My sense is that the new MS packs are better than the old ones, which were
state of the art for a while but stayed around too long. I throughhiked
with a MS Frostfire II, not their top-of-the-line model, and an old design
that was phased out in '95, though some are still around in stores.

I was never really happy with mine, but it got me to Maine. When I was
overweight, the hip belt wasn't long enough to ride comfortably. When I'd
lost weight, it still wasn't comfortable with a 50 pound load. I wished it
had one of the built-in fanny packs when I wanted to slackpack. I wished it
had a compartment to separate the sleeping bag from other gear. Buckles
broke and had to be replaced. Straps ripped out and had to be re-stitched.
By the end, some of the seams were beginning to pop.

But it got me there, and I couldn't afford the $400 or $500 for a
top-of-the-line Gregory, Dana or (yes) Mountainsmith. *No* pack is going to
make carrying 50 pounds pleasant, though some designs may make it less
uncomfortable, and the Dana people had a nice customer-service policy that
let people change their hipbelts as their waistline evolved.
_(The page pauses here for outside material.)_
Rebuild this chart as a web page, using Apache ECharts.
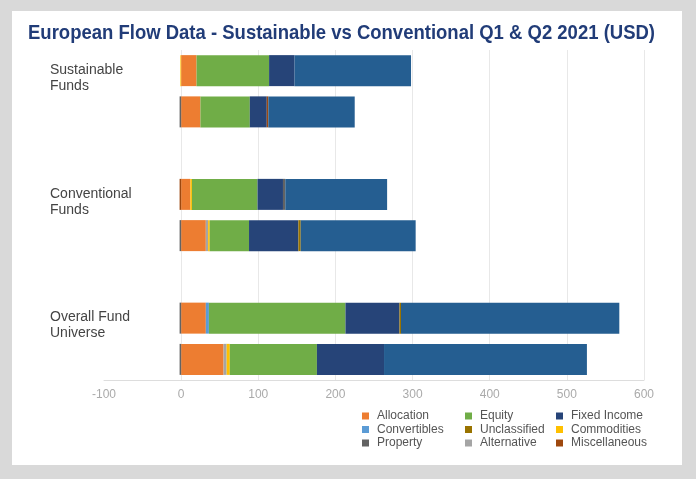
<!DOCTYPE html>
<html>
<head>
<meta charset="utf-8">
<script src="https://cdn.jsdelivr.net/npm/echarts@6/dist/echarts.min.js"></script>
<style>
html, body { margin: 0; padding: 0; background: #d9d9d9; }
#main { width: 696px; height: 479px; }
</style>
</head>
<body>
<div id="main"></div>
<script>
// rows: Sustainable Q1, Sustainable Q2, Conventional Q1, Conventional Q2, Overall Q1, Overall Q2
var titleText = 'European Flow Data - Sustainable vs Conventional Q1 & Q2 2021 (USD)'
var groupLabels = [['Sustainable', 'Funds'], ['Conventional', 'Funds'], ['Overall Fund', 'Universe']]
var xTicks = [-100, 0, 100, 200, 300, 400, 500, 600]

var allocation    = [20, 25, 12, 32, 32, 55]
var convertibles  = [0, 0, 0, 0, 4, 0]
var alternative   = [0, 0, 0, 3, 0, 4]
var commodities   = [-1, 0, 2, 2, 0, 4]
var equity        = [94, 64, 85, 51, 177, 113]
var fixedIncome   = [33, 22, 33, 64, 70, 87]
var property      = [0, -2, 3, -2, -2, -2]
var unclassified  = [0, 0, 0, 3, 2, 0]
var miscellaneous = [0, 2, -2, 0, 0, 0]
var moneyMarket   = [151, 112, 132, 149, 283, 263]

// two bars per group, one empty slot between groups
function toSlots(arr) {
    return [arr[0], arr[1], null, arr[2], arr[3], null, arr[4], arr[5]]
}
var slots = ['s1', 's2', 'g1', 'c1', 'c2', 'g2', 'o1', 'o2']
var slotLabel = { s1: groupLabels[0], c1: groupLabels[1], o1: groupLabels[2] }

var seriesDefs = [
    ['Allocation', allocation, '#ed7d31'],
    ['Convertibles', convertibles, '#5b9bd5'],
    ['Alternative', alternative, '#a5a5a5'],
    ['Commodities', commodities, '#ffc000'],
    ['Equity', equity, '#70ad47'],
    ['Fixed Income', fixedIncome, '#264478'],
    ['Property', property, '#636363'],
    ['Unclassified', unclassified, '#997300'],
    ['Miscellaneous', miscellaneous, '#9e480e'],
    ['Money Market', moneyMarket, '#255e91']
]

var series = seriesDefs.map(function (d) {
    return {
        name: d[0],
        type: 'bar',
        stack: 'flow',
        barWidth: 31,
        itemStyle: { color: d[2] },
        data: toSlots(d[1])
    }
})

function legendCol(names, left) {
    return {
        orient: 'vertical',
        left: left,
        top: 409.5,
        padding: 0,
        itemGap: 0.5,
        itemWidth: 7,
        itemHeight: 7,
        icon: 'rect',
        selectedMode: false,
        textStyle: { color: '#555', fontSize: 12, lineHeight: 13, fontFamily: 'Liberation Sans', padding: [0, 0, 0, 3] },
        data: names
    }
}

// squeeze the bold title to the condensed width of the original
var titleFont = 'bold 21px "Liberation Sans"'
var ctx = document.createElement('canvas').getContext('2d')
ctx.font = titleFont
var titleScale = 627 / ctx.measureText(titleText).width

var chartDom = document.getElementById('main')
var myChart = echarts.init(chartDom, null, { renderer: 'canvas' })

var option = {
    animation: false,
    backgroundColor: '#d9d9d9',
    graphic: [{
        type: 'rect',
        z: -10,
        shape: { x: 12, y: 11, width: 670, height: 454 },
        style: { fill: '#ffffff' }
    }, {
        type: 'text',
        x: 28,
        y: 33,
        scaleX: titleScale,
        style: {
            text: titleText,
            font: titleFont,
            fill: '#213c78',
            verticalAlign: 'middle'
        }
    }],
    legend: [
        legendCol(['Allocation', 'Convertibles', 'Property'], 362),
        legendCol(['Equity', 'Unclassified', 'Alternative'], 465),
        legendCol(['Fixed Income', 'Commodities', 'Miscellaneous'], 556)
    ],
    grid: { left: 104, right: 52, top: 50, bottom: 99 },
    xAxis: {
        type: 'value',
        min: -100,
        max: 600,
        interval: 100,
        axisLine: { show: true, lineStyle: { color: '#dddddd' } },
        axisTick: { show: false },
        axisLabel: { color: '#aaaaaa', fontSize: 12, fontFamily: 'Liberation Sans', margin: 9 },
        splitLine: { show: true, showMinLine: false, lineStyle: { color: '#e8e8e8' } }
    },
    yAxis: {
        type: 'category',
        inverse: true,
        data: slots,
        axisLine: { show: false },
        axisTick: { show: false },
        splitLine: { show: false },
        axisLabel: {
            interval: 0,
            align: 'left',
            margin: 54,
            color: '#444',
            fontSize: 14,
            fontFamily: 'Liberation Sans',
            formatter: function (v) {
                var l = slotLabel[v]
                if (!l) return ''
                return '{gap| }\n{t|' + l[0] + '}\n{t|' + l[1] + '}'
            },
            rich: {
                gap: { lineHeight: 15, fontSize: 10 },
                t: { lineHeight: 16, fontSize: 14, color: '#444', fontFamily: 'Liberation Sans' }
            }
        }
    },
    series: series
}

option && myChart.setOption(option)
</script>
</body>
</html>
Still, the MS
was big enough to carry my large-sized gear and big load of food. I could
fix the things that broke. It was always a burden, but every full backpack
is a burden--the shortcomings were never more than annoyances.

I'd pretty much decided to get a new pack when I came home. I told my
outfitter about it. You know, they told me, Mountainsmith has a lifetime
warranty. They'll restitch and refurbish it, or replace it. So I had the
outfitter send it in. I guess I'm not done with that pack yet. Sometimes
you learn to put up with minor annoyances in an old friend.